● Problem requirements: Drop every picture. Then return, exactly, the lines from the beginning of the listing below through the one containing "const DARK = '#404040';".

● Supplied information:
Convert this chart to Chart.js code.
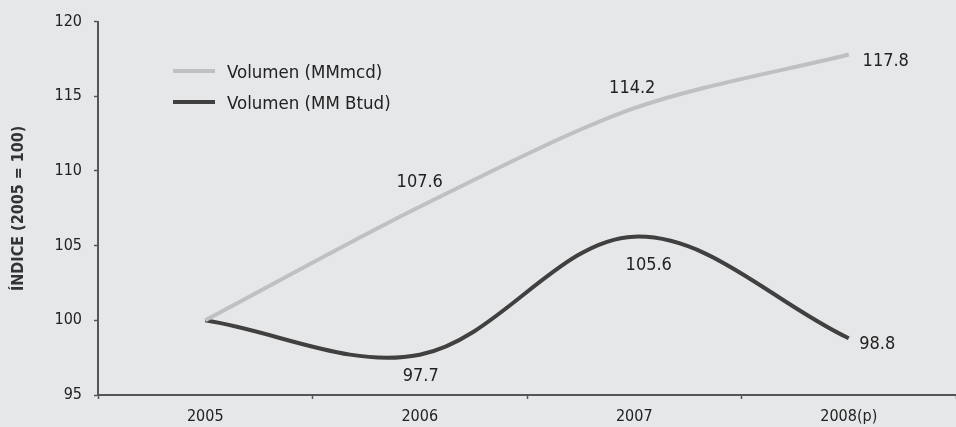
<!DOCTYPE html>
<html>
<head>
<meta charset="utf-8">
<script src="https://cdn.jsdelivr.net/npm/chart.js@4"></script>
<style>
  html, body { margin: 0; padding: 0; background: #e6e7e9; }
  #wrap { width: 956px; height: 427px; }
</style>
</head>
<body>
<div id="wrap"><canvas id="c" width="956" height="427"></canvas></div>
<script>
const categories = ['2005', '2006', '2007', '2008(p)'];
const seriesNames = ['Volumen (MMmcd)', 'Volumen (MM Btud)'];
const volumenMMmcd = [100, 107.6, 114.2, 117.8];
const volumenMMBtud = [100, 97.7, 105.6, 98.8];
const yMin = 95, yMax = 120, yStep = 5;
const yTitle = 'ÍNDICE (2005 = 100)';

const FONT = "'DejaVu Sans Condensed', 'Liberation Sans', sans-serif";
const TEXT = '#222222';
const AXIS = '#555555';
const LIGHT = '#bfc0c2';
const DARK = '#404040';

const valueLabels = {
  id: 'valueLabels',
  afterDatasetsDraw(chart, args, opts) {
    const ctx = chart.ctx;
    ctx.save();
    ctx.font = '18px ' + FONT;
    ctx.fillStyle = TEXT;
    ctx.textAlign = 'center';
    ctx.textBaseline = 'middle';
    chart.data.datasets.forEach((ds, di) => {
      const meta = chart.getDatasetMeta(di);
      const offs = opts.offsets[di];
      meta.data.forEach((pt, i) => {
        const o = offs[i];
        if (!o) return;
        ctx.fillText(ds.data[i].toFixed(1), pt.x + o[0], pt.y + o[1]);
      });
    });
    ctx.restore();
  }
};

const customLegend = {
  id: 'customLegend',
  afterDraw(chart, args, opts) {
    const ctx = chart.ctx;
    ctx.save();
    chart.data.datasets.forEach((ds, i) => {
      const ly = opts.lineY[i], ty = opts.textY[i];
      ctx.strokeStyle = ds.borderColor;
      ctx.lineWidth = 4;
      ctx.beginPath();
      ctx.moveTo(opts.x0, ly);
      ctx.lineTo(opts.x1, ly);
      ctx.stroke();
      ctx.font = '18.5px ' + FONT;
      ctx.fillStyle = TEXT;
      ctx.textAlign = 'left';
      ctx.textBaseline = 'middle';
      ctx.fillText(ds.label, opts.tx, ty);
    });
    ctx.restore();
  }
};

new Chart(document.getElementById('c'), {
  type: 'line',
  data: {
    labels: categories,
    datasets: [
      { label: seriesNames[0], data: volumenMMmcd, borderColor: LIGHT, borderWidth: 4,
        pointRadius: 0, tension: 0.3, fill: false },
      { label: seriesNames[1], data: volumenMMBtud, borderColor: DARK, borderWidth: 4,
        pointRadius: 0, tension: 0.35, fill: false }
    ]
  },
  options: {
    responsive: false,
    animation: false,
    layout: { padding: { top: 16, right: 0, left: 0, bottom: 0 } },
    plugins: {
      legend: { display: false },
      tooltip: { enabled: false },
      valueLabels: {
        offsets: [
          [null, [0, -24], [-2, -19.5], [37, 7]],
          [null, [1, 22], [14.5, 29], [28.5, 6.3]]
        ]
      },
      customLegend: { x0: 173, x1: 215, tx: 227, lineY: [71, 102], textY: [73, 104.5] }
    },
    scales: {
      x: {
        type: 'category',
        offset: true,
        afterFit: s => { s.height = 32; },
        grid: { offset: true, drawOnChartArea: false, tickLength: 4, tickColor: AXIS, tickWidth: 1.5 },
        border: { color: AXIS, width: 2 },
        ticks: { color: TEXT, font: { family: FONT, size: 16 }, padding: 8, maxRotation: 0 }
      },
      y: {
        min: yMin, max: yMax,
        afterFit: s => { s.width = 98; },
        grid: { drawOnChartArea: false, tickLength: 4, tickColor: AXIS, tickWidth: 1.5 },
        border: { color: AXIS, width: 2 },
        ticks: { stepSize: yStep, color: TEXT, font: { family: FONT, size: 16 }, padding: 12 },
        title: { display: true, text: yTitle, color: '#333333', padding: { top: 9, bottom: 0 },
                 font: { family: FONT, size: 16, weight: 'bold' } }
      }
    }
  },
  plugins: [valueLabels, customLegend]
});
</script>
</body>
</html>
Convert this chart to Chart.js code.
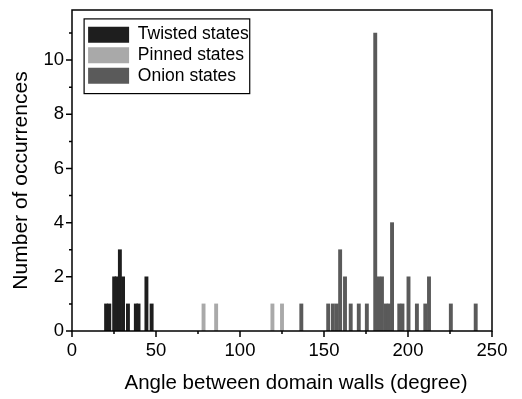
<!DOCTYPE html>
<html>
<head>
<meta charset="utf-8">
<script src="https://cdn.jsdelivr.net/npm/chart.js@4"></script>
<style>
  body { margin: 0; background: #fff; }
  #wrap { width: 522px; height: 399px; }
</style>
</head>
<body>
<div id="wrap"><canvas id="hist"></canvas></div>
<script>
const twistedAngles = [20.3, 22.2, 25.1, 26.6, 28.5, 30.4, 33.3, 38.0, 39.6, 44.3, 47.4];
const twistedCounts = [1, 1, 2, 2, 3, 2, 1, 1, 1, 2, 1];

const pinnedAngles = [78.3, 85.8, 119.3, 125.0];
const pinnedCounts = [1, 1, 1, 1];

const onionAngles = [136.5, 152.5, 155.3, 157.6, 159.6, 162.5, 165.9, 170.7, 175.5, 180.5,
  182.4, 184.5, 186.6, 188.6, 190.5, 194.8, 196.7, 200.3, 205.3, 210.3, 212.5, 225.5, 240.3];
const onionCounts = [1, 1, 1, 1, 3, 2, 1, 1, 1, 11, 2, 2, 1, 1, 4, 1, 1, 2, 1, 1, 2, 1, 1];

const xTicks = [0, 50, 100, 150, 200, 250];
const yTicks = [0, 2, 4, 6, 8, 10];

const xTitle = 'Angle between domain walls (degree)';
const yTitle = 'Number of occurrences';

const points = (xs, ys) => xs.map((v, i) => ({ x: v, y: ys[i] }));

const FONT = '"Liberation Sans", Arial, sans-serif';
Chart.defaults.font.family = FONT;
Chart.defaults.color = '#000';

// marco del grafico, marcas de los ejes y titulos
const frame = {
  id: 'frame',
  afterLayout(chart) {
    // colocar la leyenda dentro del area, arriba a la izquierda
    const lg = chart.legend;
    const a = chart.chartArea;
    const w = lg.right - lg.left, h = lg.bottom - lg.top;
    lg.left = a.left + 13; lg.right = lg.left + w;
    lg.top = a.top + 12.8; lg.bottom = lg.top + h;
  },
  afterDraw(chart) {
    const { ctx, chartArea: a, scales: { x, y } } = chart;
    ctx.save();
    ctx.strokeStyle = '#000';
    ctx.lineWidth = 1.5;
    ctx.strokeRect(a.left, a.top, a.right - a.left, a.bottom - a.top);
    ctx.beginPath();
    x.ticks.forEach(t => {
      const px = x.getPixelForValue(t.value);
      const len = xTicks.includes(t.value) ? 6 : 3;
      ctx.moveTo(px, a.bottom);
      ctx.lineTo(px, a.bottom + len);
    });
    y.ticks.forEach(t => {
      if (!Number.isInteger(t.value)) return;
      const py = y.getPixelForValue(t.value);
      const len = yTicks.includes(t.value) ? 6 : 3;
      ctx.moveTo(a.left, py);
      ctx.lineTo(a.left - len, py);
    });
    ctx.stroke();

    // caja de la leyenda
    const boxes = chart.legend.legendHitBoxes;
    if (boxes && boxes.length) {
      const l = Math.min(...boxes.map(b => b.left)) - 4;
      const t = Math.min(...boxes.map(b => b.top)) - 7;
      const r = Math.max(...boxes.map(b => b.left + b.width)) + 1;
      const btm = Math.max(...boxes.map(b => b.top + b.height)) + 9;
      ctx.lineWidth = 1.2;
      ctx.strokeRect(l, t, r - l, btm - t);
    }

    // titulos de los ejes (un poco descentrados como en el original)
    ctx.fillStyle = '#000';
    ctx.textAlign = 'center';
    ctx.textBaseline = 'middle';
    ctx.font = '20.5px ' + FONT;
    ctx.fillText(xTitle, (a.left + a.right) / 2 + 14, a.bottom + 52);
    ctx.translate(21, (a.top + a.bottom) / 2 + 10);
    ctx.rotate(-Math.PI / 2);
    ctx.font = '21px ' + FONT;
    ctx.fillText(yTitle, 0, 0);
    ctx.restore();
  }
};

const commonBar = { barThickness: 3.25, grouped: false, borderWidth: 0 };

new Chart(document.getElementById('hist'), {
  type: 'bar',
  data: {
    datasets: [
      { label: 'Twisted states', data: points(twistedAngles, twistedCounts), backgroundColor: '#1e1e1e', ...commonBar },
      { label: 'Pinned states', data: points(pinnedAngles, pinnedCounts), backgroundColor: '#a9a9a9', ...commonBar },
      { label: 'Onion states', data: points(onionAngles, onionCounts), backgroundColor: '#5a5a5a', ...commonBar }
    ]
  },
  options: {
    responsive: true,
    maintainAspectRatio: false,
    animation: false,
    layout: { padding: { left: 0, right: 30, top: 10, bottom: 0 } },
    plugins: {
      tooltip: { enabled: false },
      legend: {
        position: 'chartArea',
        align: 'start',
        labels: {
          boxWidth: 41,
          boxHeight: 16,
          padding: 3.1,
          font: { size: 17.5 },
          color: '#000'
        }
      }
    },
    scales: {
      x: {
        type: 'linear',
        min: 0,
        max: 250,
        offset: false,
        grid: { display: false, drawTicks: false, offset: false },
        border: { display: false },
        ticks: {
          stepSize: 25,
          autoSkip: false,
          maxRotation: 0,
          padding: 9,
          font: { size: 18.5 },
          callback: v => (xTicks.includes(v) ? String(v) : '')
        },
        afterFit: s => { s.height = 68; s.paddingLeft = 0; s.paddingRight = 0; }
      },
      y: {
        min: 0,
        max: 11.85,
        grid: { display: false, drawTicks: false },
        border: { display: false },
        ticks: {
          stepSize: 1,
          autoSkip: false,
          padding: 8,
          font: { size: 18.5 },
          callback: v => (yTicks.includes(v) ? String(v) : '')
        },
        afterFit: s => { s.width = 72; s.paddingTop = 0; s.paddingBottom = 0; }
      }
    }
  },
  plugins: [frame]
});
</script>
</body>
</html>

● Reply:
Convert this chart to Chart.js code.
<!DOCTYPE html>
<html>
<head>
<meta charset="utf-8">
<script src="https://cdn.jsdelivr.net/npm/chart.js@4"></script>
<style>
  html, body { margin: 0; padding: 0; background: #e6e7e9; }
  #wrap { width: 956px; height: 427px; }
</style>
</head>
<body>
<div id="wrap"><canvas id="c" width="956" height="427"></canvas></div>
<script>
const categories = ['2005', '2006', '2007', '2008(p)'];
const seriesNames = ['Volumen (MMmcd)', 'Volumen (MM Btud)'];
const volumenMMmcd = [100, 107.6, 114.2, 117.8];
const volumenMMBtud = [100, 97.7, 105.6, 98.8];
const yMin = 95, yMax = 120, yStep = 5;
const yTitle = 'ÍNDICE (2005 = 100)';

const FONT = "'DejaVu Sans Condensed', 'Liberation Sans', sans-serif";
const TEXT = '#222222';
const AXIS = '#555555';
const LIGHT = '#bfc0c2';
const DARK = '#404040';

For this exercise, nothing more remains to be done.